METHODS: Using electronic databases such as PubMed and Igaku Chuo Zasshi (Japan’s largest peer-reviewed medical literature database), we searched from 2000 to 2017 for case reports/series of babies who (1) underwent emergency laparotomy due to NEC and (2) were diagnosed with GI allergy based on identification eosinophilia in the stool mucous and/or eosinophilia in the intestinal mucosa (>20/HPF).
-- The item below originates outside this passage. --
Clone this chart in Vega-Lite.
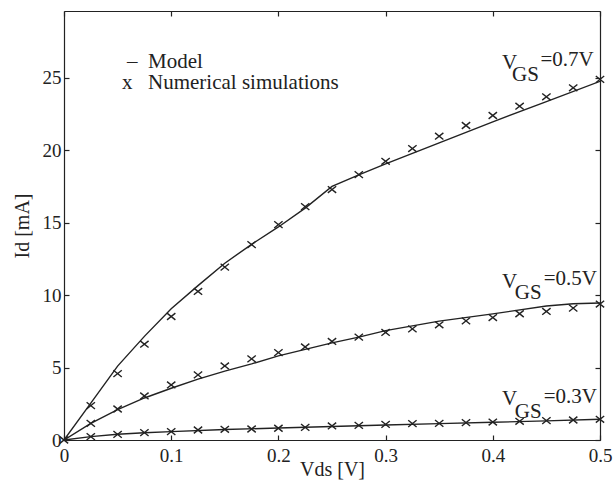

RESULTS: A total of 95 babies in 33 papers were identified as having undergone emergency laparotomy due to NEC. Among them, 7 babies (7.3%) satisfied the inclusion criteria for GI allergy (2 babies with marked GI mucosal eosinophilia and 5 with eosinophilia in the stool mucous). In all 7 babies the onset of GI allergy preceded the onset of NEC. This prevalence was significantly higher than that reported for GI allergy in the general population (0.21%). NEC babies without GI allergy (gestational age: median 25.3 W (IQR: 24.1-27.0 W); birth weight: median 696 g (IQR: 590-831 g)) were significantly (p<0.0001) more premature than those with GI allergy (gestational age: median 35 W (IQR: 32-37 W); birth weight: median 1,794 g (IQR: 1,252-2,070 g)).
CONCLUSIONS: Although there is no clear direct causal relationship, NEC in non-premature babies showed significant comorbidity with GI allergy. GI allergy’s role in the pathogenesis of NEC warrants further study.